Cal Akin, a Brookfield, Wisconsin-based multifamily developer, paid $11 million in October for an eight-bedroom, 11,787-square-foot Georgian-style mansion on nearly 9 acres at 930 East Rosemary Road in Lake Forest, the Chicago Tribune reported. The deal equates to $933 per square foot and ranks as the seventh-highest-priced home sale in the region so far this year, trailing only a pair of $30 million-plus Winnetka trades and a handful of other North Shore megadeals.
The mansion includes nine bathrooms, seven fireplaces, a conservatory, coach house, elevator access to all four levels and a dramatic bifurcated staircase. The Krehbiel family listed the estate in August 2024 for just under $15 million, making the final $11 million price tag about 27 percent off the asking price. Akin ultimately bought it through an Illinois trust tied to a Delaware entity that masked his identity, according to the Tribune. The property spans five parcels with a combined 2024 tax bill of about $126,000.

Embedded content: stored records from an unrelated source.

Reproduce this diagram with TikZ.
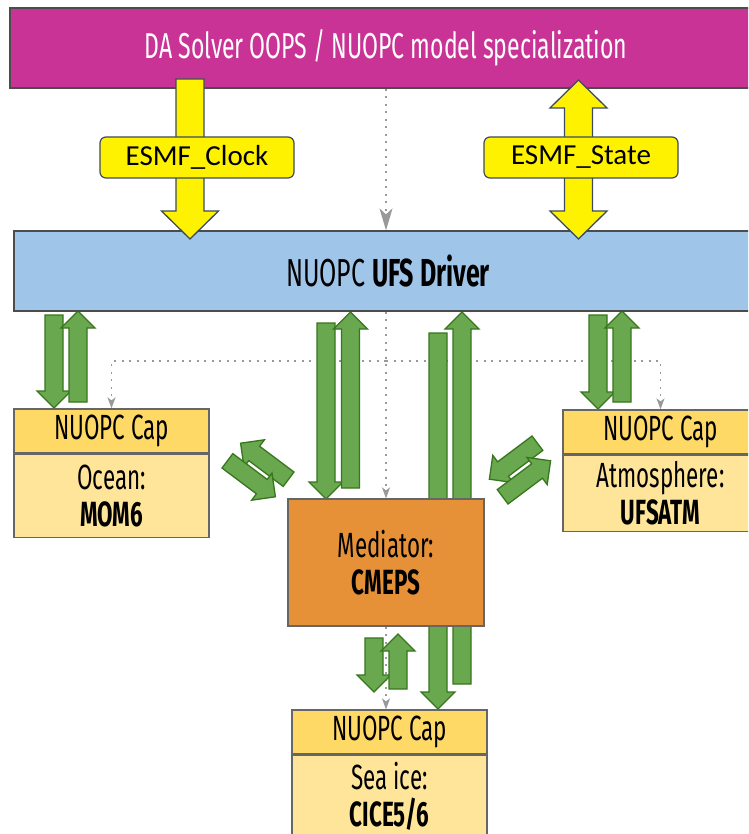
\documentclass[tikz,border=0pt]{standalone}
\usepackage{fontspec}
\setmainfont[FakeStretch=0.64]{Fira Sans}
\newfontfamily\tagfont{Carlito}
\usetikzlibrary{arrows.meta,calc,positioning}

\definecolor{oopsmag}{HTML}{C93396}
\definecolor{drvblue}{HTML}{9FC5E8}
\definecolor{captopc}{HTML}{FFD966}
\definecolor{capbotc}{HTML}{FFE599}
\definecolor{medorange}{HTML}{E69138}
\definecolor{armgreen}{HTML}{6AA84F}
\definecolor{armline}{HTML}{38761D}
\definecolor{tagline}{HTML}{3D4B5C}
\definecolor{boxline}{HTML}{666666}
\definecolor{linkgrey}{HTML}{999999}

\pgfdeclarelayer{paper}
\pgfdeclarelayer{back}
\pgfdeclarelayer{front}
\pgfsetlayers{paper,back,main,front}

% shaft half width, head half width, head length
\def\ashaft{9pt}
\def\ahw{17pt}
\def\ahead{17pt}

% block arrow from tail #2 to tip #3
\newcommand\fatarrow[3][]{%
  \coordinate (hb) at ($(#3)!\ahead!(#2)$);
  \draw[fat,#1] ($(#2)!\ashaft!90:(#3)$) -- ($(hb)!\ashaft!90:(#3)$)
    -- ($(hb)!\ahw!90:(#3)$) -- (#3) -- ($(hb)!\ahw!-90:(#3)$)
    -- ($(hb)!\ashaft!-90:(#3)$) -- ($(#2)!\ashaft!-90:(#3)$) -- cycle;
}
% block arrow with a head on both ends
\newcommand\fatdarrow[3][]{%
  \coordinate (hb1) at ($(#2)!\ahead!(#3)$);
  \coordinate (hb2) at ($(#3)!\ahead!(#2)$);
  \draw[fat,#1] (#2) -- ($(hb1)!\ahw!90:(#3)$) -- ($(hb1)!\ashaft!90:(#3)$)
    -- ($(hb2)!\ashaft!90:(#3)$) -- ($(hb2)!\ahw!90:(#3)$) -- (#3)
    -- ($(hb2)!\ahw!-90:(#3)$) -- ($(hb2)!\ashaft!-90:(#3)$)
    -- ($(hb1)!\ashaft!-90:(#3)$) -- ($(hb1)!\ahw!-90:(#3)$) -- cycle;
}

\tikzset{
  unitbox/.style={draw=boxline, line width=1.2pt, inner sep=0pt, align=center,
    font=\fontsize{35}{37}\selectfont},
  topbox/.style={unitbox, fill=oopsmag, draw=black!70, text=white,
    minimum width=752pt, minimum height=80pt, font=\fontsize{36}{37}\selectfont},
  drvbox/.style={unitbox, fill=drvblue, draw=black!70,
    minimum width=748pt, minimum height=80pt, font=\fontsize{39}{37}\selectfont},
  captop/.style={unitbox, fill=captopc, minimum width=195pt, minimum height=44pt},
  capbot/.style={unitbox, fill=capbotc, minimum width=195pt},
  medbox/.style={unitbox, fill=medorange, minimum width=196pt, minimum height=127pt},
  tag/.style={draw=tagline, fill=yellow, line width=1.2pt, rounded corners=6pt,
    minimum width=194pt, minimum height=41pt, inner sep=0pt,
    font=\tagfont\fontsize{29}{30}\selectfont},
  fat/.style={fill=armgreen, draw=armline, line width=1.3pt, line join=miter},
  yfat/.style={fill=yellow, draw=tagline},
  link/.style={draw=linkgrey, line width=1.6pt, dash pattern=on 2pt off 5.5pt},
  smalltip/.style={-{Stealth[length=11pt,width=8pt,inset=3pt]}},
  bigtip/.style={-{Stealth[length=22pt,width=13pt,inset=6pt]}}
}

\begin{document}
\begin{tikzpicture}[x=1pt, y=-1pt]
\clip (0,0) rectangle (748,834);
\begin{pgfonlayer}{paper}
\fill[white] (0,0) rectangle (748,834);
\end{pgfonlayer}

% boxes
\node[topbox] (oops) at (386,48) {DA Solver OOPS / NUOPC model specialization};
\node[drvbox] (drv) at (388,271) {NUOPC \textbf{UFS Driver}};

\node[captop] (ocn-cap) at (111.5,431) {NUOPC Cap};
\node[capbot, minimum height=83pt, below=0pt of ocn-cap] (ocn) {Ocean:\\\textbf{MOM6}};

\node[captop] (atm-cap) at (660.5,432) {NUOPC Cap};
\node[capbot, minimum height=76pt, below=0pt of atm-cap] (atm) {Atmosphere:\\\textbf{UFSATM}};

\node[captop] (ice-cap) at (389.5,732) {NUOPC Cap};
\node[capbot, minimum height=82pt, below=0pt of ice-cap] (ice) {Sea ice:\\\textbf{CICE5/6}};

\node[medbox] (med) at (386,562.5) {Mediator:\\\textbf{CMEPS}};

% dotted control flow
\begin{pgfonlayer}{back}
\draw[link,bigtip] (oops.south) -- (oops.south |- drv.north);
\draw[link,smalltip] (med.north |- drv.south) -- (med.north);
\coordinate (br) at (386,361);
\draw[link,smalltip] (br) -| (ocn-cap.north);
\draw[link,smalltip] (br) -| (atm-cap.north);
\draw[link,smalltip] (med.south) -- (med.south |- ice-cap.north);

% green exchange arrows
\coordinate (od0) at (54,315);   \coordinate (od1) at (54,408);
\coordinate (ou0) at (78,402);   \coordinate (ou1) at (78,311);
\coordinate (md0) at (326,323);  \coordinate (md1) at (326,499);
\coordinate (mu0) at (350.5,488);\coordinate (mu1) at (350.5,312);
\coordinate (id0) at (438,333);  \coordinate (id1) at (438,709);
\coordinate (iu0) at (462,684);  \coordinate (iu1) at (462,312);
\coordinate (ad0) at (598,315);  \coordinate (ad1) at (598,409);
\coordinate (au0) at (622,402);  \coordinate (au1) at (622,311);
\coordinate (sd0) at (374,638);  \coordinate (sd1) at (374,692);
\coordinate (su0) at (398,689);  \coordinate (su1) at (398,634);
\coordinate (ox0) at (288.6,479.2); \coordinate (ox1) at (240.6,443.2);
\coordinate (oy0) at (227.4,460.8); \coordinate (oy1) at (275.4,496.8);
\coordinate (ax0) at (537.4,443.2); \coordinate (ax1) at (489.4,479.2);
\coordinate (ay0) at (502.6,496.8); \coordinate (ay1) at (550.6,460.8);

\fatarrow{od0}{od1} \fatarrow{ou0}{ou1}
\fatarrow{md0}{md1} \fatarrow{mu0}{mu1}
\fatarrow{id0}{id1} \fatarrow{iu0}{iu1}
\fatarrow{ad0}{ad1} \fatarrow{au0}{au1}
\fatarrow{sd0}{sd1} \fatarrow{su0}{su1}
\fatarrow{ox0}{ox1} \fatarrow{oy0}{oy1}
\fatarrow{ax0}{ax1} \fatarrow{ay0}{ay1}
\end{pgfonlayer}

% yellow clock and state arrows
\begin{pgfonlayer}{front}
\def\ashaft{14pt}
\def\ahw{28.5pt}
\def\ahead{28pt}
\coordinate (ck0) at (190,79);    \coordinate (ck1) at (190,239);
\coordinate (st0) at (578.5,80);  \coordinate (st1) at (578.5,239);
\fatarrow[yfat]{ck0}{ck1}
\fatdarrow[yfat]{st0}{st1}
\node[tag] (clk) at (197,157.5) {ESMF\_Clock\hspace{12pt}};
\node[tag] (state) at (581,157.5) {ESMF\_State\hspace{6pt}};
\end{pgfonlayer}
\end{tikzpicture}
\end{document}
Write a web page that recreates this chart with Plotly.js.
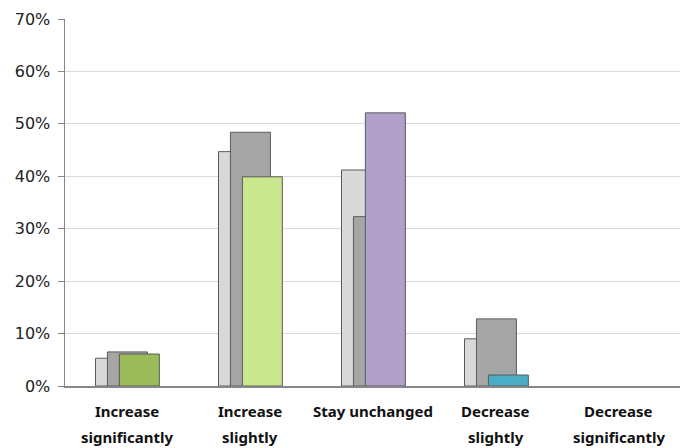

The estate, known as Camp Rosemary, sits just southeast of Lake Forest College and spans 8.8 acres assembled over decades. Akin already received permission from city officials to begin limited interior demolition to assess the scope of renovations and hired Libertyville-based Landmark Luxury Group, led by Zoran Mijatovic, as general contractor. He is also working with what he described to city officials as a “celebrated U.K. garden designer” to enhance the property’s extensive grounds.
Akin wrote in a Nov. 25 email to city officials that he intends to preserve and elevate the estate’s landscaping.
The mansion was built in the early 1900s for retail magnate John T. Pirie Sr. and designed by noted architect Benjamin Marshall. Its original gardens were laid out in the 1920s by prominent landscape architect Rose Standish Nichols. Over the decades, the home passed through a roster of prominent owners, including Laurance H. Armour Jr. of the Armour meatpacking family.
The most recent longtime owner, the late Kennetha Love “Posy” Krehbiel, held the estate for 34 years. She and her then-husband, former Molex co-Chairman John H. Krehbiel Jr., bought the property in 1988 for nearly $2 million, when it totaled less than 5 acres.
In the 1990s, they expanded the grounds by acquiring adjacent parcels and added a substantial expansion in 1996 designed by architect Thomas Beeby, along with a pool house and guesthouse. Today, the gardens feature 21 distinct outdoor “rooms,” bent grass lawns, hedges, manicured trees and seasonal beds.